CIMA - Chartered Institute of Management Accountants, England.
Study calls for governance reporting shake-up
November 29, 2011
A new study has proposed a radical shake-up of governance reporting to give investors a clear picture about the financial health of a company they have stakes in.
The “Report Leadership” study, which has been produced by PwC, CIMA and Radley Yeldar, says that companies are failing to communicate effectively with investors on how their organisations are governed, potentially raising questions about the quality of board oversight and the risks that companies might be exposed to in the current uncertain markets.
Reporting experts regard a governance statement as a compliance document that doesn’t help end-users of accounts differentiate one company from another and fails to communicate the impact of good corporate governance on the company’s performance and prospects, says the report.

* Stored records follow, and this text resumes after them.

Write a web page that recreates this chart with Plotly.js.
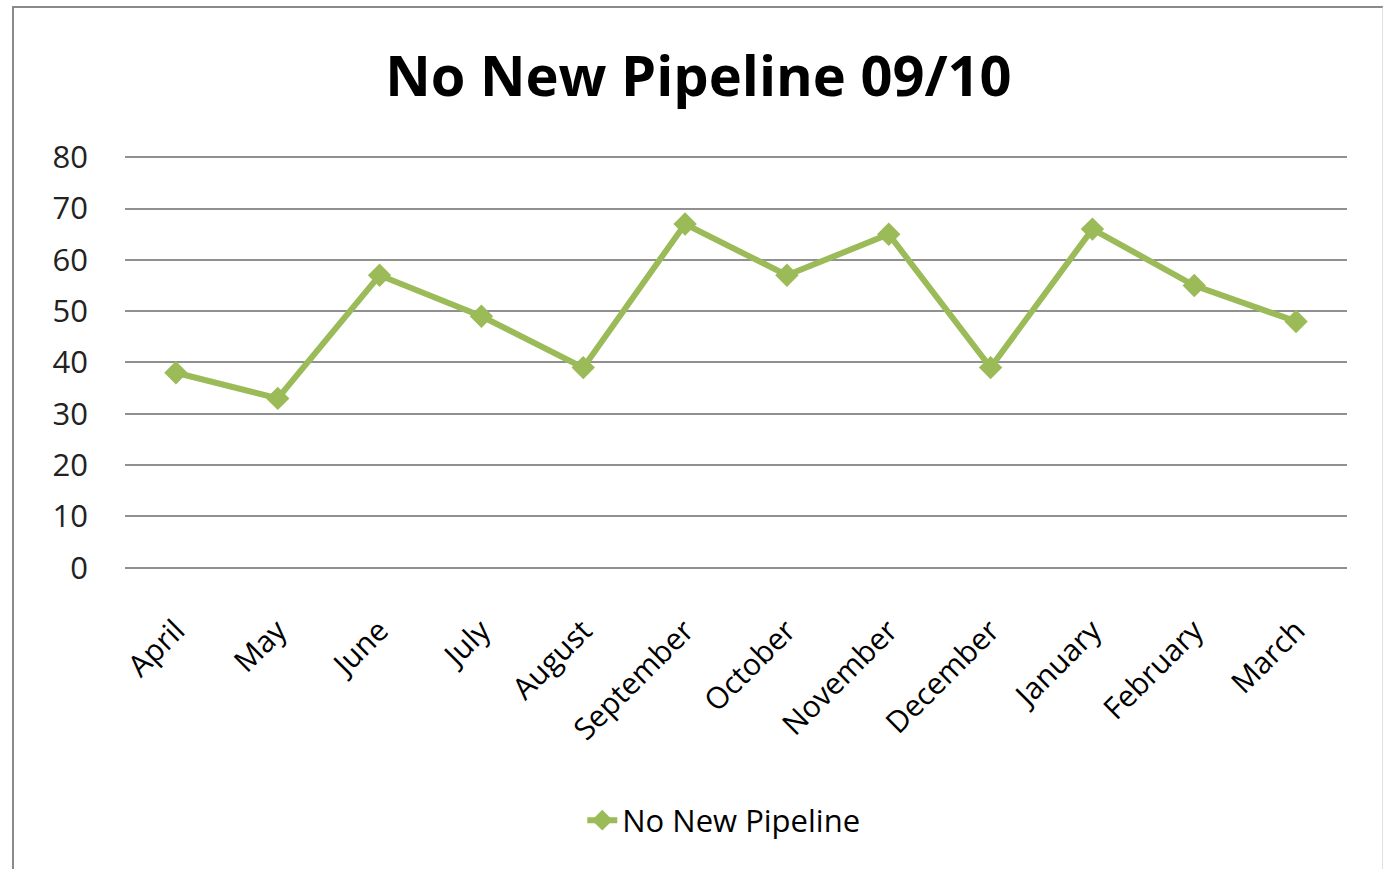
<!DOCTYPE html>
<html><head><meta charset="utf-8">
<script src="https://cdn.plot.ly/plotly-3.0.1.min.js"></script>
<style>
html,body{margin:0;padding:0;background:#fff;overflow:hidden}
#chart{width:1383px;height:869px;position:absolute;left:0;top:0}
#frame{position:absolute;left:12px;top:6px;width:1368px;height:900px;border-left:2px solid #8a8a8a;border-top:2px solid #8a8a8a;border-right:2px solid #e0e0e0;pointer-events:none}
</style></head>
<body>
<div id="chart"></div>
<div id="frame"></div>
<script>
const months = ["April","May","June","July","August","September","October","November","December","January","February","March"];
const noNewPipeline = [38,33,57,49,39,67,57,65,39,66,55,48];
const yTicks = [0,10,20,30,40,50,60,70,80];
const seriesName = "No New Pipeline";
const chartTitle = "No New Pipeline 09/10";

const font = "'Open Sans', sans-serif";
Plotly.newPlot('chart', [{
  x: months, y: noNewPipeline, name: seriesName, type: 'scatter', mode: 'lines+markers',
  line: {color: '#9BBB59', width: 6},
  marker: {symbol: 'diamond', size: 18, color: '#9BBB59'}
}], {
  width: 1383, height: 869,
  margin: {l: 125, r: 36, t: 156, b: 301},
  paper_bgcolor: 'rgba(0,0,0,0)', plot_bgcolor: 'rgba(0,0,0,0)',
  title: {text: chartTitle, font: {family: font, size: 56, color: '#000', weight: 'bold'}, x: 0.505, xanchor: 'center', y: 0.912, yanchor: 'middle'},
  xaxis: {type: 'category', range: [-0.5, months.length - 0.5], tickangle: -45, tickfont: {family: font, size: 30, color: '#000'}, showgrid: false, showline: false, ticks: '', ticklen: 0, ticklabelstandoff: 38},
  yaxis: {range: [-0.06, 80.25], tickvals: yTicks, ticktext: yTicks.map(String), tickfont: {family: font, size: 31, color: '#222'}, showgrid: true, gridcolor: '#909090', gridwidth: 1.6, zeroline: true, zerolinecolor: '#909090', zerolinewidth: 1.6, showline: false, ticks: '', ticklen: 0, ticklabelstandoff: 36},
  showlegend: true,
  legend: {orientation: 'h', x: 0.49, xanchor: 'center', y: -0.613, yanchor: 'middle', font: {family: font, size: 31, color: '#000'}}
}, {displayModeBar: false});
</script>
</body></html>
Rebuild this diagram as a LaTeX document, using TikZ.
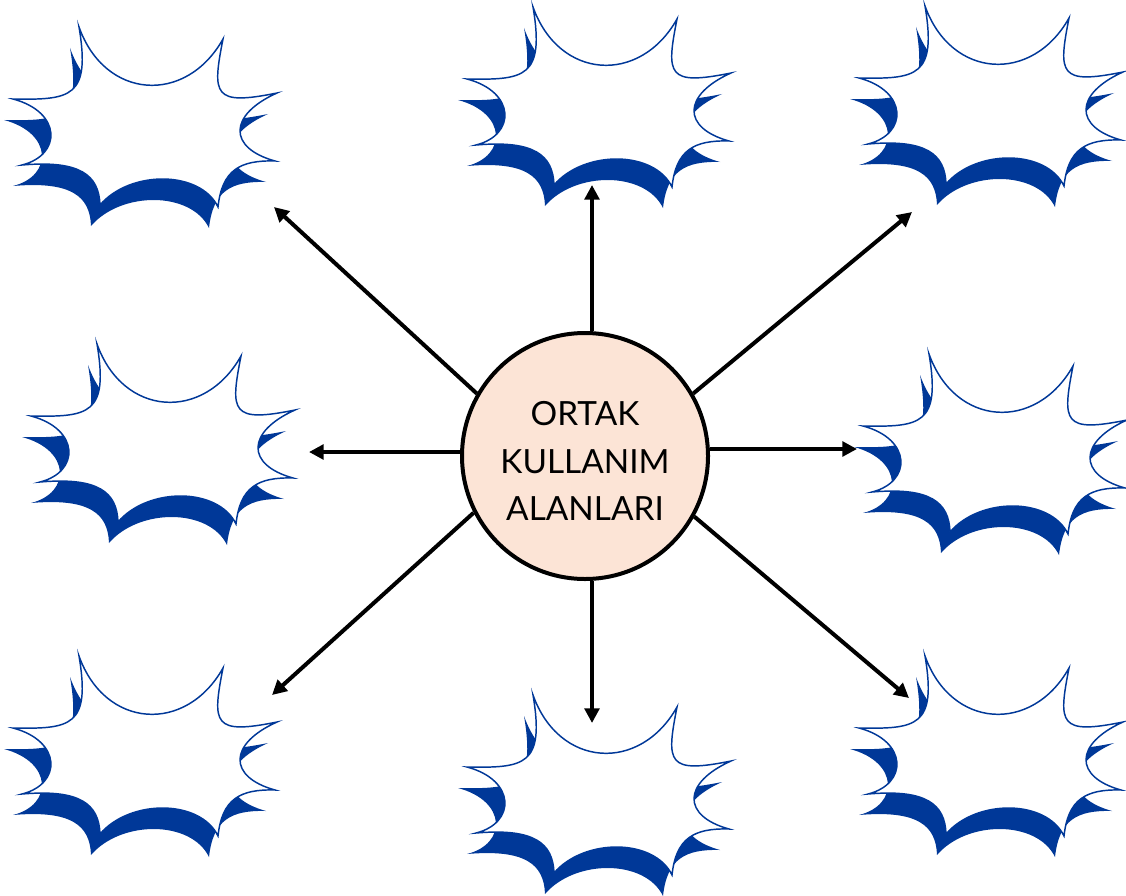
\documentclass[tikz,border=0pt]{standalone}
\usepackage{fontspec}
\setmainfont{Lato}
\usetikzlibrary{arrows.meta}
\definecolor{burstblue}{RGB}{0,56,152}
\definecolor{peach}{RGB}{252,228,214}
\newcommand\burstpath{(79,7) .. controls (105,80) and (186,85) .. (223,19)
 .. controls (212,75) and (213,86) .. (277,73)
 .. controls (228,95) and (228,128) .. (275,141)
 .. controls (240,140) and (222,150) .. (218,187)
 .. controls (200,150) and (130,150) .. (100,185)
 .. controls (99,155) and (80,140) .. (22,145)
 .. controls (62,135) and (62,92) .. (13,79)
 .. controls (70,80) and (91,78) .. (79,7) -- cycle}
\tikzset{
  burst/.pic={
    \fill[burstblue, shift={(-9,21)}] \burstpath;
    \filldraw[fill=white, draw=burstblue, line width=1.1pt, line join=miter, miter limit=20] \burstpath;
  },
  arr/.style={line width=3pt, -{Triangle[length=11pt,width=11pt]}},
  hub/.style={circle, draw=black, line width=3pt, fill=peach, minimum size=184.5pt, inner sep=0pt},
  hubtext/.style={align=center, font=\fontsize{25pt}{35.6pt}\selectfont, inner sep=0pt}
}
\begin{document}
\begin{tikzpicture}[x=0.75pt, y=-0.75pt]
\useasboundingbox (0,0) rectangle (1126,895);
\fill[white] (0,0) rectangle (1126,895);
% bursts
\pic at (0,20) {burst};
\pic at (454,0) {burst};
\pic at (846,-1) {burst};
\pic at (18,337) {burst};
\pic at (850,347) {burst};
\pic at (0,649) {burst};
\pic at (454,688) {burst};
\pic at (846,649) {burst};
% hub
\node[hub] (c) at (585,456) {};
\node[hubtext] (t) at (585,461) {ORTAK\\KULLANIM\\ALANLARI};
% arrow tips
\coordinate (aU) at (592,185);
\coordinate (aD) at (592,723);
\coordinate (aL) at (309,452);
\coordinate (aR) at (857,449);
\coordinate (aUL) at (274,207);
\coordinate (aUR) at (912,212);
\coordinate (aDL) at (272,695);
\coordinate (aDR) at (909,698);
% arrows
\draw[arr] (aU |- c.north) -- (aU);
\draw[arr] (aD |- c.south) -- (aD);
\draw[arr] (aL -| c.west) -- (aL);
\draw[arr] (aR -| c.east) -- (aR);
\draw[arr] (c.150) -- (aUL);
\draw[arr] (c.30) -- (aUR);
\draw[arr] (c.207) -- (aDL);
\draw[arr] (c.331) -- (aDR);
\end{tikzpicture}
\end{document}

The study proposes that a clear distinction be made between strategic messages on governance and compliance data, and shows how critical information on governance can be integrated with discussion of the market environment, the business model, strategic priorities and risk, instead of sitting in an unconnected section of the report.
The practical solutions put forward show how recent proposals from the department for Business Innovation and Skills (BIS) and the Financial Reporting Council (FRC) can be put into practice by companies.
Mark O’Sullivan, corporate reporting director, PwC said: “At a time when government, regulators and investors are shining a light on whether boards are doing their jobs, it is essential that companies step up their engagement, and we believe that the latest Report Leadership proposals will help companies do just that.
“Corporate governance needs to be brought to life so that it is part of an ‘integrated report’ that provides a holistic picture of the business, its strategy, performance and prospects.”